» **Exercise**:
Print, word for word, the opening line of the data below and every line after it through the line that contains "13.75, 16.94, 19.03];", but not the pictures.
-- start of Material provided --
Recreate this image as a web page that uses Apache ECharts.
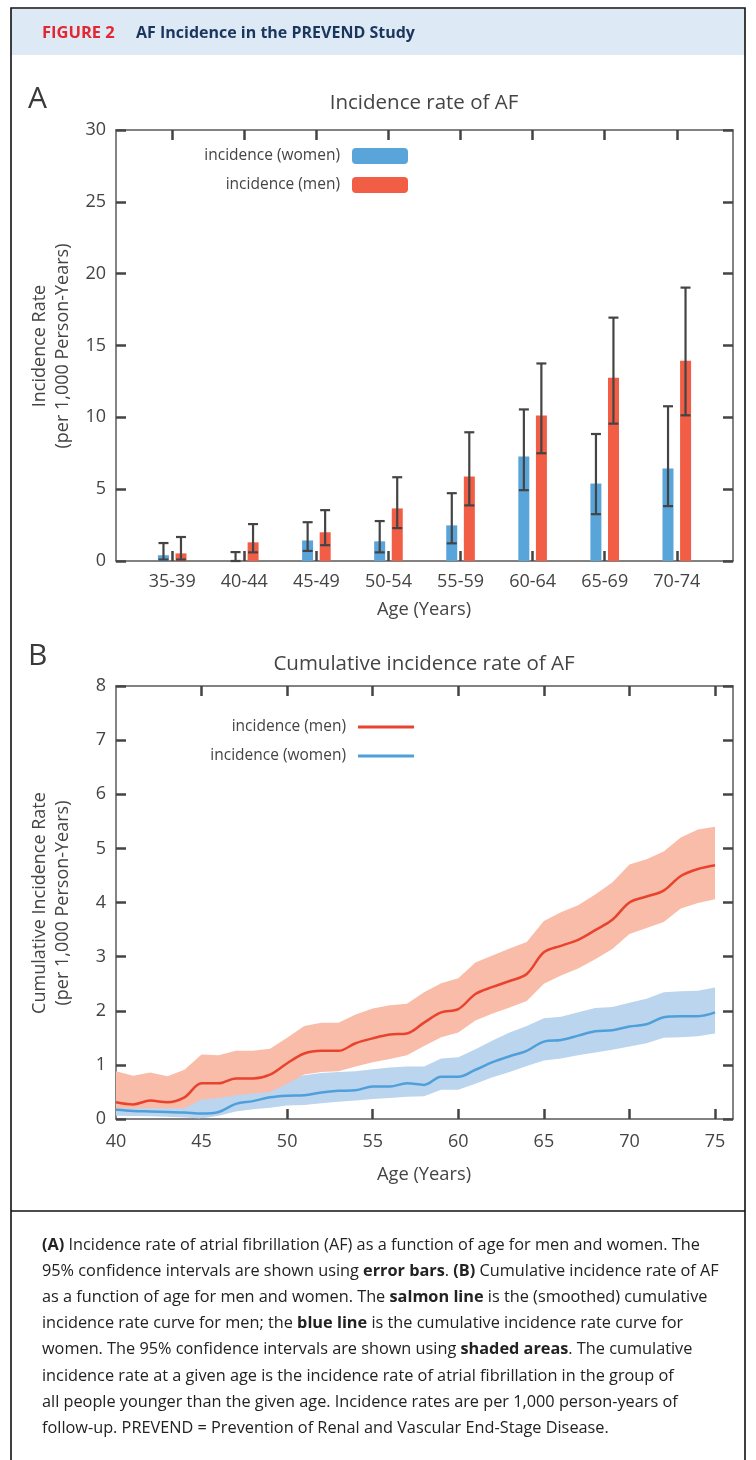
<!DOCTYPE html>
<html><head><meta charset="utf-8">
<script src="https://cdn.jsdelivr.net/npm/echarts@6/dist/echarts.min.js"></script>
<style>html,body{margin:0;padding:0;background:#fff;}#c{width:756px;height:1460px;}</style>
</head><body><div id="c"></div>
<script>
// ---------- Panel A data ----------
const ageGroups = ['35-39','40-44','45-49','50-54','55-59','60-64','65-69','70-74'];
const womenRate = [0.40, 0.00, 1.43, 1.37, 2.48, 7.27, 5.39, 6.44];
const womenLow  = [0.10, 0.00, 0.70, 0.60, 1.23, 4.93, 3.26, 3.82];
const womenHigh = [1.25, 0.62, 2.70, 2.78, 4.72, 10.55, 8.84, 10.77];
const menRate   = [0.53, 1.30, 2.00, 3.66, 5.88, 10.12, 12.75, 13.94];
const menLow    = [0.10, 0.60, 1.10, 2.29, 3.87, 7.50, 9.56, 10.14];
const menHigh   = [1.67, 2.57, 3.54, 5.83, 8.96, 13.75, 16.94, 19.03];

// ---------- Panel B data ----------
const ages = [40,41,42,43,44,45,46,47,48,49,50,51,52,53,54,55,56,57,58,59,60,61,62,63,64,65,66,67,68,69,70,71,72,73,74,75];
const menCum   = [0.31,0.27,0.34,0.31,0.40,0.66,0.66,0.75,0.75,0.82,1.03,1.21,1.26,1.26,1.40,1.49,1.56,1.58,1.78,1.97,2.03,2.31,2.44,2.55,2.68,3.08,3.20,3.31,3.49,3.68,4.00,4.11,4.22,4.49,4.62,4.69];
const menUpper = [0.88,0.80,0.86,0.79,0.91,1.19,1.18,1.26,1.26,1.30,1.50,1.72,1.78,1.78,1.93,2.04,2.10,2.13,2.34,2.51,2.60,2.89,3.02,3.15,3.27,3.66,3.82,3.95,4.15,4.37,4.70,4.80,4.94,5.20,5.35,5.40];
const menLower = [0.20,0.20,0.20,0.20,0.20,0.36,0.39,0.44,0.47,0.50,0.65,0.82,0.87,0.88,0.97,1.05,1.11,1.18,1.35,1.51,1.60,1.82,1.95,2.06,2.18,2.50,2.65,2.78,2.95,3.14,3.42,3.53,3.64,3.89,3.99,4.06];
const womenCum   = [0.17,0.15,0.14,0.13,0.12,0.10,0.13,0.28,0.33,0.40,0.43,0.44,0.49,0.52,0.53,0.60,0.60,0.66,0.63,0.78,0.78,0.91,1.05,1.16,1.26,1.43,1.46,1.54,1.62,1.64,1.71,1.75,1.88,1.90,1.90,1.97];
const womenUpper = [0.58,0.54,0.50,0.46,0.43,0.39,0.42,0.62,0.66,0.72,0.76,0.81,0.85,0.87,0.88,0.92,0.95,0.97,0.97,1.12,1.14,1.29,1.45,1.60,1.72,1.86,1.89,1.97,2.05,2.07,2.15,2.22,2.34,2.36,2.37,2.43];
const womenLower = [0.06,0.055,0.05,0.04,0.03,0.01,0.06,0.14,0.18,0.21,0.25,0.26,0.29,0.32,0.34,0.37,0.39,0.41,0.42,0.54,0.54,0.65,0.77,0.87,0.98,1.08,1.12,1.18,1.23,1.28,1.34,1.40,1.50,1.51,1.53,1.58];
const xTicksB = [40,45,50,55,60,65,70,75];

const legendNames = {
  'A-women':'incidence (women)', 'A-men':'incidence (men)',
  'B-men':'incidence (men)', 'B-women':'incidence (women)'
};

const FONT = 'Open Sans';
const TXT = '#444';
const FRAME = '#5a5a5a';
const TICK = '#444';
const BLUE = '#59a5da', RED = '#f15e45';
const LBLUE = '#4f9fdb', LRED = '#e8432f';

function frameAxis(opts) {
  return Object.assign({
    type: 'value',
    axisLine: {show: true, onZero: false, lineStyle: {color: FRAME, width: 1.5}},
    axisTick: {show: true, inside: true, length: 10, lineStyle: {color: TICK, width: 2.5}},
    axisLabel: {show: false},
    splitLine: {show: false}
  }, opts);
}

const catIdx = ageGroups.map((g, i) => i);

const xAxes = [
  frameAxis({gridIndex: 0, position: 'bottom', min: -0.78, max: 7.78,
    axisTick: {show: true, inside: true, length: 10, customValues: catIdx, lineStyle: {color: TICK, width: 2.5}},
    axisLabel: {show: true, customValues: catIdx, formatter: v => ageGroups[Math.round(v)], color: TXT, fontSize: 18, fontFamily: FONT, margin: 12}}),
  frameAxis({gridIndex: 0, position: 'top', min: -0.78, max: 7.78,
    axisTick: {show: true, inside: true, length: 10, customValues: catIdx, lineStyle: {color: TICK, width: 2.5}}}),
  frameAxis({gridIndex: 1, position: 'bottom', min: 40, max: 76.05,
    axisTick: {show: true, inside: true, length: 10, customValues: xTicksB.slice(1), lineStyle: {color: TICK, width: 2.5}},
    axisLabel: {show: true, customValues: xTicksB, color: TXT, fontSize: 18, fontFamily: FONT, margin: 14}}),
  frameAxis({gridIndex: 1, position: 'top', min: 40, max: 76.05,
    axisTick: {show: true, inside: true, length: 10, customValues: xTicksB.slice(1), lineStyle: {color: TICK, width: 2.5}}})
];
const yAxes = [
  frameAxis({gridIndex: 0, position: 'left', min: 0, max: 30, interval: 5,
    axisLabel: {show: true, color: TXT, fontSize: 18, fontFamily: FONT, margin: 10}}),
  frameAxis({gridIndex: 0, position: 'right', min: 0, max: 30, interval: 5}),
  frameAxis({gridIndex: 1, position: 'left', min: 0, max: 8, interval: 1,
    axisLabel: {show: true, color: TXT, fontSize: 18, fontFamily: FONT, margin: 10}}),
  frameAxis({gridIndex: 1, position: 'right', min: 0, max: 8, interval: 1})
];

function errRender(offset) {
  return function (params, api) {
    const x = api.value(0), lo = api.value(1), hi = api.value(2);
    const pLo = api.coord([x, lo]), pHi = api.coord([x, hi]);
    const cx = pLo[0] + offset, hw = 5;
    const st = {stroke: TICK, lineWidth: 2.2};
    return {type: 'group', children: [
      {type: 'line', shape: {x1: cx, y1: pLo[1], x2: cx, y2: pHi[1]}, style: st},
      {type: 'line', shape: {x1: cx - hw, y1: pHi[1], x2: cx + hw, y2: pHi[1]}, style: st},
      {type: 'line', shape: {x1: cx - hw, y1: pLo[1], x2: cx + hw, y2: pLo[1]}, style: st}
    ]};
  };
}

function bandRender(upper, lower, color) {
  return function (params, api) {
    if (params.dataIndex !== 0) return null;
    const pts = [];
    for (let i = 0; i < ages.length; i++) pts.push(api.coord([ages[i], upper[i]]));
    for (let i = ages.length - 1; i >= 0; i--) pts.push(api.coord([ages[i], lower[i]]));
    return {type: 'polygon', shape: {points: pts}, style: {fill: color, blend: 'multiply'}};
  };
}

const series = [
  {type: 'bar', name: 'A-women', xAxisIndex: 0, yAxisIndex: 0, barWidth: 11, barGap: '60%',
   data: catIdx.map(i => [i, womenRate[i]]), itemStyle: {color: BLUE}},
  {type: 'bar', name: 'A-men', xAxisIndex: 0, yAxisIndex: 0, barWidth: 11, barGap: '60%',
   data: catIdx.map(i => [i, menRate[i]]), itemStyle: {color: RED}},
  {type: 'custom', name: 'errW', xAxisIndex: 0, yAxisIndex: 0, z: 5, silent: true,
   renderItem: errRender(-8.75), encode: {x: 0, y: [1, 2]},
   data: catIdx.map(i => [i, womenLow[i], womenHigh[i]])},
  {type: 'custom', name: 'errM', xAxisIndex: 0, yAxisIndex: 0, z: 5, silent: true,
   renderItem: errRender(8.75), encode: {x: 0, y: [1, 2]},
   data: catIdx.map(i => [i, menLow[i], menHigh[i]])},
  {type: 'custom', name: 'bandW', xAxisIndex: 2, yAxisIndex: 2, silent: true, clip: true,
   renderItem: bandRender(womenUpper, womenLower, '#bcd5ee'), data: [[ages[0], womenCum[0]]]},
  {type: 'custom', name: 'bandM', xAxisIndex: 2, yAxisIndex: 2, silent: true, clip: true,
   renderItem: bandRender(menUpper, menLower, '#f9bca8'), data: [[ages[0], menCum[0]]]},
  {type: 'line', name: 'B-women', xAxisIndex: 2, yAxisIndex: 2, smooth: 0.35, symbol: 'none', z: 4,
   data: ages.map((a, i) => [a, womenCum[i]]), lineStyle: {color: LBLUE, width: 2.5}, itemStyle: {color: LBLUE}},
  {type: 'line', name: 'B-men', xAxisIndex: 2, yAxisIndex: 2, smooth: 0.35, symbol: 'none', z: 4,
   data: ages.map((a, i) => [a, menCum[i]]), lineStyle: {color: LRED, width: 2.5}, itemStyle: {color: LRED}}
];

const legendText = {color: TXT, fontSize: 15.5, fontFamily: FONT, padding: [0, 7, 0, 0]};
const legends = [
  {data: ['A-women', 'A-men'], orient: 'vertical', right: 348, top: 148, itemWidth: 56, itemHeight: 16,
   itemGap: 13, align: 'right', formatter: n => legendNames[n], textStyle: legendText, selectedMode: false, padding: 0},
  {data: [{name: 'B-men', icon: 'rect'}, {name: 'B-women', icon: 'rect'}], orient: 'vertical', right: 342, top: 719,
   itemWidth: 56, itemHeight: 3, itemGap: 13, align: 'right', formatter: n => legendNames[n],
   textStyle: legendText, selectedMode: false, padding: 0}
];

const caption = [
  '{b|(A)} Incidence rate of atrial fibrillation (AF) as a function of age for men and women. The',
  '95% confidence intervals are shown using {b|error bars}. {b|(B)} Cumulative incidence rate of AF',
  'as a function of age for men and women. The {b|salmon line} is the (smoothed) cumulative',
  'incidence rate curve for men; the {b|blue line} is the cumulative incidence rate curve for',
  'women. The 95% confidence intervals are shown using {b|shaded areas}. The cumulative',
  'incidence rate at a given age is the incidence rate of atrial fibrillation in the group of',
  'all people younger than the given age. Incidence rates are per 1,000 person-years of',
  'follow-up. PREVEND = Prevention of Renal and Vascular End-Stage Disease.'
];

const CAP = 16.3;
const graphics = [
  {type: 'rect', shape: {x: 11, y: 9, width: 734, height: 46}, style: {fill: '#dde9f5'}, silent: true},
  {type: 'rect', shape: {x: 11, y: 8, width: 734, height: 1470}, style: {fill: null, stroke: '#111', lineWidth: 1.6}, silent: true},
  {type: 'line', shape: {x1: 11, y1: 1211, x2: 745, y2: 1211}, style: {stroke: '#111', lineWidth: 1.6}, silent: true},
  {type: 'text', x: 42, y: 33, silent: true, style: {text: 'FIGURE 2', fill: '#e3262f', font: 'bold 16.5px ' + FONT, verticalAlign: 'middle'}},
  {type: 'text', x: 136, y: 33, silent: true, style: {text: 'AF Incidence in the PREVEND Study', fill: '#1b365d', font: 'bold 16px ' + FONT, verticalAlign: 'middle'}},
  {type: 'text', x: 28, y: 99, silent: true, style: {text: 'A', fill: '#3a3a3a', font: '30px ' + FONT, verticalAlign: 'middle'}},
  {type: 'text', x: 28, y: 656, silent: true, style: {text: 'B', fill: '#3a3a3a', font: '30px ' + FONT, verticalAlign: 'middle'}},
  {type: 'text', x: 424, y: 103, silent: true, style: {text: 'Incidence rate of AF', fill: TXT, font: '20.5px ' + FONT, align: 'center', verticalAlign: 'middle'}},
  {type: 'text', x: 424, y: 664, silent: true, style: {text: 'Cumulative incidence rate of AF', fill: TXT, font: '20.5px ' + FONT, align: 'center', verticalAlign: 'middle'}},
  {type: 'text', x: 424, y: 610, silent: true, style: {text: 'Age (Years)', fill: TXT, font: '18.3px ' + FONT, align: 'center', verticalAlign: 'middle'}},
  {type: 'text', x: 424, y: 1175, silent: true, style: {text: 'Age (Years)', fill: TXT, font: '18.3px ' + FONT, align: 'center', verticalAlign: 'middle'}},
  {type: 'text', x: 51, y: 346, rotation: Math.PI / 2, silent: true, style: {text: 'Incidence Rate\n(per 1,000 Person-Years)', fill: TXT, font: '18px ' + FONT, lineHeight: 23, align: 'center', verticalAlign: 'middle'}},
  {type: 'text', x: 51, y: 903, rotation: Math.PI / 2, silent: true, style: {text: 'Cumulative Incidence Rate\n(per 1,000 Person-Years)', fill: TXT, font: '18px ' + FONT, lineHeight: 23, align: 'center', verticalAlign: 'middle'}}
];
caption.forEach((line, i) => {
  graphics.push({type: 'text', x: 42, y: 1245 + i * 26.2, silent: true, style: {
    text: line, fill: '#222', font: CAP + 'px ' + FONT, verticalAlign: 'middle',
    rich: {b: {font: 'bold ' + CAP + 'px ' + FONT, fill: '#222'}}}});
});

const chart = echarts.init(document.getElementById('c'), null, {renderer: 'canvas'});
chart.setOption({
  animation: false,
  backgroundColor: '#fff',
  textStyle: {fontFamily: FONT},
  grid: [
    {left: 116, right: 23, top: 130, height: 431},
    {left: 116, right: 23, top: 686, height: 433}
  ],
  xAxis: xAxes,
  yAxis: yAxes,
  legend: legends,
  series: series,
  graphic: graphics
});
</script></body></html>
-- end of Material provided --
» **Answer**:
Recreate this image as a web page that uses Apache ECharts.
<!DOCTYPE html>
<html><head><meta charset="utf-8">
<script src="https://cdn.jsdelivr.net/npm/echarts@6/dist/echarts.min.js"></script>
<style>html,body{margin:0;padding:0;background:#fff;}#c{width:756px;height:1460px;}</style>
</head><body><div id="c"></div>
<script>
// ---------- Panel A data ----------
const ageGroups = ['35-39','40-44','45-49','50-54','55-59','60-64','65-69','70-74'];
const womenRate = [0.40, 0.00, 1.43, 1.37, 2.48, 7.27, 5.39, 6.44];
const womenLow  = [0.10, 0.00, 0.70, 0.60, 1.23, 4.93, 3.26, 3.82];
const womenHigh = [1.25, 0.62, 2.70, 2.78, 4.72, 10.55, 8.84, 10.77];
const menRate   = [0.53, 1.30, 2.00, 3.66, 5.88, 10.12, 12.75, 13.94];
const menLow    = [0.10, 0.60, 1.10, 2.29, 3.87, 7.50, 9.56, 10.14];
const menHigh   = [1.67, 2.57, 3.54, 5.83, 8.96, 13.75, 16.94, 19.03];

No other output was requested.